One of the two men charged in connection with the advertising campaign that turned into a terror scare was asked to keep quiet as the stunt sent the city of Boston into chaos, according to two fellow artists who provided ABC News with an e-mail from the man supporting their claim [...]
In an e-mail obtained by ABC News sent from Berdovsky to Hoo at 1:26 p.m. Wednesday, the artist writes, "My boss at the Cartoon Network's ad agency just called — she is asking that I pretty please keep everything on the dl [down low; quiet]." The e-mail, supplied by Hoo, contains a large swath of blacked-out text that he claims contained personal information he'd rather not share.
No one at Interference Inc. answered the phone or responded to requests for comment on the authenticity of the e-mail.
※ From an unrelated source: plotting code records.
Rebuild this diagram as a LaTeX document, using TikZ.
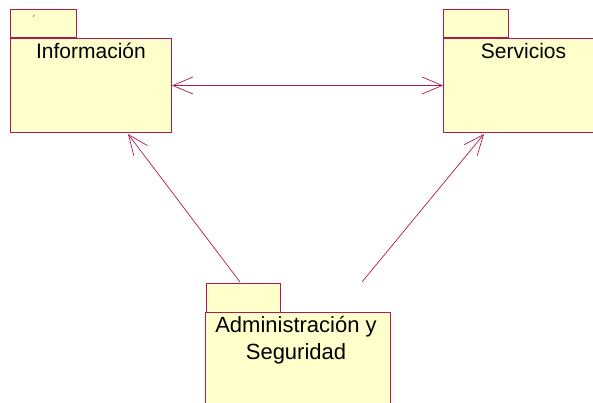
\documentclass[tikz,border=0pt]{standalone}
\usepackage{fontspec}
\setmainfont{Liberation Sans}
\usetikzlibrary{arrows.meta, positioning}
\definecolor{umlline}{RGB}{176,24,80}
\definecolor{umlfill}{RGB}{255,255,204}
\tikzstyle{pkgbody} = [
rectangle, draw=umlline, fill=umlfill, line width=1pt, anchor=north west,
inner sep=0pt
]
\tikzstyle{pkgtab} = [draw=umlline, fill=umlfill, line width=1pt]
\tikzstyle{pkgname} = [anchor=north, font=\fontsize{21}{25}\selectfont]
\tikzstyle{arrow} = [draw=umlline, line width=0.7pt, -{Straight Barb[length=20pt,width=17pt]}]
\tikzstyle{biarrow} = [draw=umlline, line width=0.7pt, {Straight Barb[length=20pt,width=17pt]}-{Straight Barb[length=20pt,width=17pt]}]

\begin{document}
\begin{tikzpicture}[x=1pt, y=-1pt]
	\useasboundingbox (0,0) rectangle (593,403);
	\clip (0,0) rectangle (593,403);
	% Paquetes
	\node (info) [pkgbody, minimum width=161pt, minimum height=94pt,
		label={[pkgname, yshift=-2pt]north:Información}] at (10,38) {};
	\draw [pkgtab] (info.north west) rectangle ++(66,-28);
	\node (acento) [font=\small] at (34,19) {´};
	\node (serv) [pkgbody, minimum width=160pt, minimum height=94pt,
		label={[pkgname, yshift=-2pt]north:Servicios}] at (443,38) {};
	\draw [pkgtab] (serv.north west) rectangle ++(65,-28);
	\node (admin) [pkgbody, minimum width=185pt, minimum height=110pt,
		label={[pkgname, xshift=-2pt, yshift=-1pt, align=center, font=\fontsize{22}{27}\selectfont]north:Administración y\\Seguridad}] at (205,312) {};
	\draw [pkgtab] ([xshift=1pt]admin.north west) rectangle ++(74,-29);

	% Puntos de las dependencias
	\coordinate (adminIzq) at (240,282);
	\coordinate (adminDer) at (362,282);
	\coordinate (infoAbajo) at (128,134);
	\coordinate (servAbajo) at (484,134);

	% Conexiones
	\draw [biarrow] (info.east) -- (serv.west);
	\draw [arrow] (adminIzq) -- (infoAbajo);
	\draw [arrow] (adminDer) -- (servAbajo);
\end{tikzpicture}
\end{document}
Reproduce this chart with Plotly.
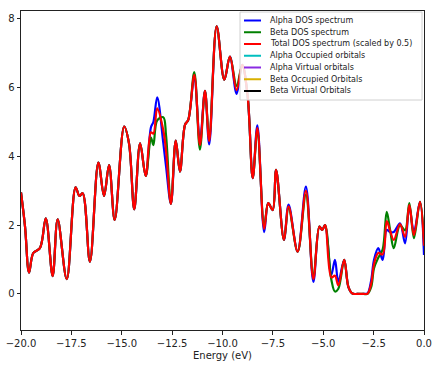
import plotly.graph_objects as go

# ---- data ----
energy = [-20.0, -19.8, -19.6, -19.39, -19.06, -18.77, -18.43, -18.18, -17.73, -17.29,
          -17.1, -16.94, -16.58, -16.16, -15.88, -15.63, -15.35, -14.88, -14.64, -14.38,
          -14.09, -13.81, -13.55, -13.43, -13.24, -12.94, -12.8, -12.56, -12.32, -12.11,
          -11.86, -11.7, -11.4, -11.12, -10.87, -10.66, -10.29, -9.91, -9.63, -9.3,
          -9.02, -8.75, -8.5, -8.27, -7.93, -7.73, -7.51, -7.34, -6.95, -6.72,
          -6.27, -5.86, -5.49, -5.19, -5.05, -4.91, -4.6, -4.42, -4.25, -3.96,
          -3.75, -3.55, -3.3, -3.0, -2.8, -2.62, -2.48, -2.27, -2.05, -1.85,
          -1.68, -1.5, -1.19, -0.94, -0.73, -0.5, -0.2, 0.0]

alpha_dos = [2.95, 1.96, 0.62, 1.19, 1.33, 2.2, 0.52, 2.17, 0.43, 3.1,
             2.85, 2.93, 0.94, 3.82, 2.85, 3.75, 2.15, 4.87, 4.38, 2.46,
             4.38, 3.43, 4.85, 5.0, 5.72, 4.4, 3.7, 2.62, 4.46, 3.56,
             4.92, 5.06, 6.3, 4.45, 5.91, 4.35, 7.78, 6.23, 6.9, 5.82,
             6.66, 5.74, 3.37, 4.9, 1.8, 2.64, 2.44, 3.61, 1.57, 2.6,
             1.23, 3.12, 0.35, 1.96, 1.86, 2.0, 0.55, 0.99, 0.35, 0.99,
             0.2, 0.01, 0.0, 0.0, 0.02, 0.4, 0.99, 1.33, 0.99, 1.86,
             1.8, 1.8, 2.05, 1.47, 2.54, 1.8, 2.68, 1.13]

beta_dos = [2.95, 1.96, 0.62, 1.19, 1.33, 2.2, 0.52, 2.17, 0.43, 3.1,
            2.85, 2.93, 0.94, 3.82, 2.85, 3.75, 2.15, 4.87, 4.38, 2.46,
            4.38, 3.43, 4.55, 4.33, 5.05, 5.14, 4.6, 2.62, 4.46, 3.56,
            4.92, 5.06, 6.45, 4.2, 5.91, 4.55, 7.78, 6.23, 6.9, 6.05,
            6.66, 5.74, 3.37, 4.74, 1.98, 2.64, 2.44, 3.61, 1.57, 2.5,
            1.23, 2.88, 0.5, 1.96, 1.86, 2.0, 0.42, 0.07, 0.15, 0.99,
            0.2, 0.01, 0.0, 0.0, 0.0, 0.2, 0.75, 1.05, 1.3, 2.39,
            1.85, 1.33, 2.0, 1.85, 2.64, 1.62, 2.68, 1.6]

total_dos = [2.95, 1.96, 0.62, 1.19, 1.33, 2.2, 0.52, 2.17, 0.43, 3.1,
             2.85, 2.93, 0.94, 3.82, 2.85, 3.75, 2.15, 4.87, 4.38, 2.46,
             4.38, 3.43, 4.7, 4.66, 5.4, 4.77, 4.15, 2.62, 4.46, 3.56,
             4.92, 5.06, 6.37, 4.33, 5.91, 4.45, 7.78, 6.23, 6.9, 5.93,
             6.66, 5.74, 3.37, 4.82, 1.89, 2.64, 2.44, 3.61, 1.57, 2.55,
             1.23, 3.0, 0.43, 1.96, 1.86, 2.0, 0.48, 0.53, 0.25, 0.99,
             0.2, 0.01, 0.0, 0.0, 0.01, 0.3, 0.87, 1.19, 1.15, 2.12,
             1.83, 1.57, 2.03, 1.66, 2.59, 1.71, 2.68, 1.4]

x_ticks = [-20.0, -17.5, -15.0, -12.5, -10.0, -7.5, -5.0, -2.5, 0.0]
y_ticks = [0, 2, 4, 6, 8]

legend_labels = ["Alpha DOS spectrum", "Beta DOS spectrum", "Total DOS spectrum (scaled by 0.5)",
                 "Alpha Occupied orbitals", "Alpha Virtual orbitals",
                 "Beta Occupied Orbitals", "Beta Virtual Orbitals"]
legend_colors = ["#0000ff", "#008000", "#ff0000", "#00bfbf", "#8a2be2", "#d9b000", "#000000"]

# ---- figure ----
W, H = 438, 369
L, R, T, B = 21, 424, 11, 330  # plot area in pixels

fig = go.Figure()
for ys, col in [(alpha_dos, legend_colors[0]), (beta_dos, legend_colors[1]), (total_dos, legend_colors[2])]:
    fig.add_trace(go.Scatter(x=energy, y=ys, mode="lines",
                             line=dict(color=col, width=2.2, shape="spline", smoothing=1.0),
                             showlegend=False, hoverinfo="skip"))


def px_x(p):
    return (p - L) / (R - L)


def px_y(p):
    return (B - p) / (B - T)


# manual legend (matplotlib style, compact)
shapes = [dict(type="rect", xref="paper", yref="paper",
               x0=px_x(240), x1=px_x(422), y0=px_y(100), y1=px_y(12),
               line=dict(color="#d0d0d0", width=1), fillcolor="rgba(255,255,255,0.85)",
               layer="above")]
annotations = []
for i, (lab, col) in enumerate(zip(legend_labels, legend_colors)):
    yc = 20.5 + 11.75 * i
    shapes.append(dict(type="line", xref="paper", yref="paper",
                       x0=px_x(244), x1=px_x(261), y0=px_y(yc), y1=px_y(yc),
                       line=dict(color=col, width=2), layer="above"))
    annotations.append(dict(xref="paper", yref="paper", x=px_x(268), y=px_y(yc),
                            text=lab, showarrow=False, xanchor="left", yanchor="middle",
                            font=dict(family="DejaVu Sans", size=8, color="#222")))

fig.update_layout(
    template="none",
    width=W, height=H,
    margin=dict(l=L, r=W - R, t=T, b=H - B, pad=0),
    paper_bgcolor="white", plot_bgcolor="white",
    font=dict(family="DejaVu Sans", size=10, color="#222"),
    shapes=shapes, annotations=annotations,
    showlegend=False,
)
fig.update_xaxes(range=[-20, 0], tickvals=x_ticks, tickformat=".1f", automargin=False,
                 showgrid=False, zeroline=False, showline=True, linecolor="#222", linewidth=1,
                 mirror=True, ticks="outside", ticklen=3.5, tickwidth=1, tickcolor="#222",
                 title=dict(text="Energy (eV)", standoff=4, font=dict(size=10)))
fig.update_yaxes(range=[-1.05, 8.23], tickvals=y_ticks, automargin=False,
                 showgrid=False, zeroline=False, showline=True, linecolor="#222", linewidth=1,
                 mirror=True, ticks="outside", ticklen=3.5, tickwidth=1, tickcolor="#222")

fig.write_html("out.html",
               config={"displayModeBar": False, "staticPlot": True},
               post_script="document.body.style.margin='0';document.body.style.padding='0';"
                           "document.documentElement.style.overflow='hidden';")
(Interference was the company that hired the two artists who ended up getting arrested for working)
I knew that when push came to shove, Turner would just try to sever ties and act like it didn't happen.
Let me tell you about Turner. The one and only time I worked for them it took them four months to pay me. No exaggeration. Apparently they needed some certain paperwork, which was sitting on some desk in accounts payable for two weeks without letting anyone know they needed something additional. It's a big company that's known for having an awful relationship with their vendors, and so the fact that they would try to hush up the employees and create plausible deniability is wholly unsurprising.
Again, the fault lies with anyone dumb enough to look at a Mooninite and think terrorism, but Turner acted like scoundrels as well.